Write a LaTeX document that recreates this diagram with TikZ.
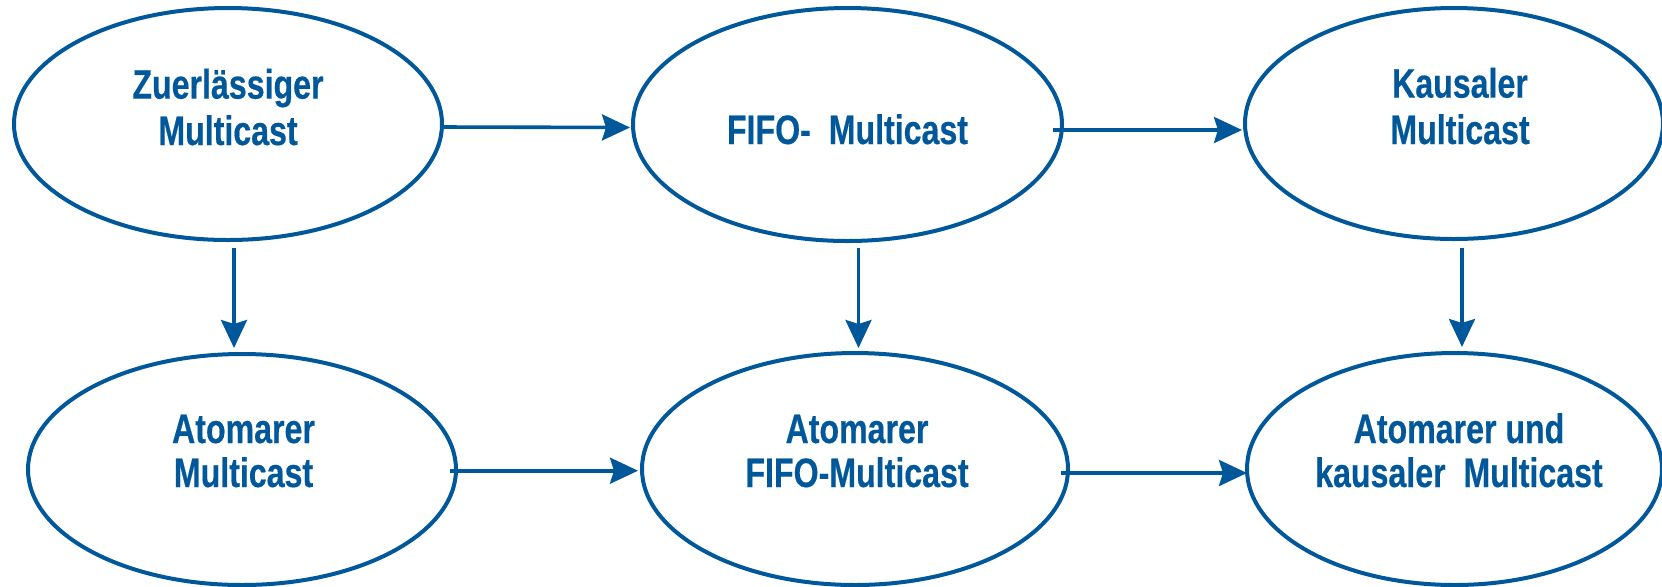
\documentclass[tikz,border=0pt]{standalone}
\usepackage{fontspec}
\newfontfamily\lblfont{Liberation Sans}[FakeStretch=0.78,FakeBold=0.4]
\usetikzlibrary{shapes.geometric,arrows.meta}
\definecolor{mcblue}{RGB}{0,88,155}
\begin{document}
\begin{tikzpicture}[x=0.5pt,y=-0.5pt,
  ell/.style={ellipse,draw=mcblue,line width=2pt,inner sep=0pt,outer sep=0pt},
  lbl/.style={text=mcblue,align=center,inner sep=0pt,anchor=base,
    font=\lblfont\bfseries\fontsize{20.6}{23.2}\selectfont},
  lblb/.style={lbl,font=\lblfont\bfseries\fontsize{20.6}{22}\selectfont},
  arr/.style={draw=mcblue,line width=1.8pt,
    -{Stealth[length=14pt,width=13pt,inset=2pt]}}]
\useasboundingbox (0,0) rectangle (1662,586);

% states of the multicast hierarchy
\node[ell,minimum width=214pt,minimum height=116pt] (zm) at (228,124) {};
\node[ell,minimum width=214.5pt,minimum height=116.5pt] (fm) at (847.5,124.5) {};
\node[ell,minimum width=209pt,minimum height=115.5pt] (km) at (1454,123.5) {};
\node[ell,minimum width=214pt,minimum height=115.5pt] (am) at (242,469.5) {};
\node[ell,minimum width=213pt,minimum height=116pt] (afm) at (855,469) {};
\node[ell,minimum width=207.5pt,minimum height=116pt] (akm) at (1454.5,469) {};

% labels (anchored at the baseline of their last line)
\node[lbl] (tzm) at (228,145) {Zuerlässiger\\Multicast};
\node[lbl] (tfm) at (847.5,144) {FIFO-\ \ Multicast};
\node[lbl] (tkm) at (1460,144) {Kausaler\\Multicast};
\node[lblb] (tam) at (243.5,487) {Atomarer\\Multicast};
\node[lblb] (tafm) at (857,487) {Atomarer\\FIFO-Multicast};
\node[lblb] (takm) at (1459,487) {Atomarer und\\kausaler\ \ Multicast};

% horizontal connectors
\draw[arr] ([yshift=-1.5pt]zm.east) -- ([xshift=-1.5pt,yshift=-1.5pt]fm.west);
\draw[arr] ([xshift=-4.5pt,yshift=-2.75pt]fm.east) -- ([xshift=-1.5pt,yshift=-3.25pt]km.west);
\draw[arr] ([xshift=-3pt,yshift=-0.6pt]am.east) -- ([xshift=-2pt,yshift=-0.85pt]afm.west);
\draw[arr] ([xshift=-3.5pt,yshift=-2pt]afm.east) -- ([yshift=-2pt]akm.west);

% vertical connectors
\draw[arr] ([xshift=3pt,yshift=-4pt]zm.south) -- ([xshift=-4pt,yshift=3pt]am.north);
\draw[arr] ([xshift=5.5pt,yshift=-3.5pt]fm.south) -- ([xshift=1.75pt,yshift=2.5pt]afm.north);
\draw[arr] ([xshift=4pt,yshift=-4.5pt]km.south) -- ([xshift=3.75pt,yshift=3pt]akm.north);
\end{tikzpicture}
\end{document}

+ + + + +

* _The problem_: Pictures excluded, repeat exactly the lines from the top of the material through the line with "width=207.5pt,minimum height=116pt] (akm)", including both of those lines.

* _The reply_:
Write a LaTeX document that recreates this diagram with TikZ.
\documentclass[tikz,border=0pt]{standalone}
\usepackage{fontspec}
\newfontfamily\lblfont{Liberation Sans}[FakeStretch=0.78,FakeBold=0.4]
\usetikzlibrary{shapes.geometric,arrows.meta}
\definecolor{mcblue}{RGB}{0,88,155}
\begin{document}
\begin{tikzpicture}[x=0.5pt,y=-0.5pt,
  ell/.style={ellipse,draw=mcblue,line width=2pt,inner sep=0pt,outer sep=0pt},
  lbl/.style={text=mcblue,align=center,inner sep=0pt,anchor=base,
    font=\lblfont\bfseries\fontsize{20.6}{23.2}\selectfont},
  lblb/.style={lbl,font=\lblfont\bfseries\fontsize{20.6}{22}\selectfont},
  arr/.style={draw=mcblue,line width=1.8pt,
    -{Stealth[length=14pt,width=13pt,inset=2pt]}}]
\useasboundingbox (0,0) rectangle (1662,586);

% states of the multicast hierarchy
\node[ell,minimum width=214pt,minimum height=116pt] (zm) at (228,124) {};
\node[ell,minimum width=214.5pt,minimum height=116.5pt] (fm) at (847.5,124.5) {};
\node[ell,minimum width=209pt,minimum height=115.5pt] (km) at (1454,123.5) {};
\node[ell,minimum width=214pt,minimum height=115.5pt] (am) at (242,469.5) {};
\node[ell,minimum width=213pt,minimum height=116pt] (afm) at (855,469) {};
\node[ell,minimum width=207.5pt,minimum height=116pt] (akm) at (1454.5,469) {};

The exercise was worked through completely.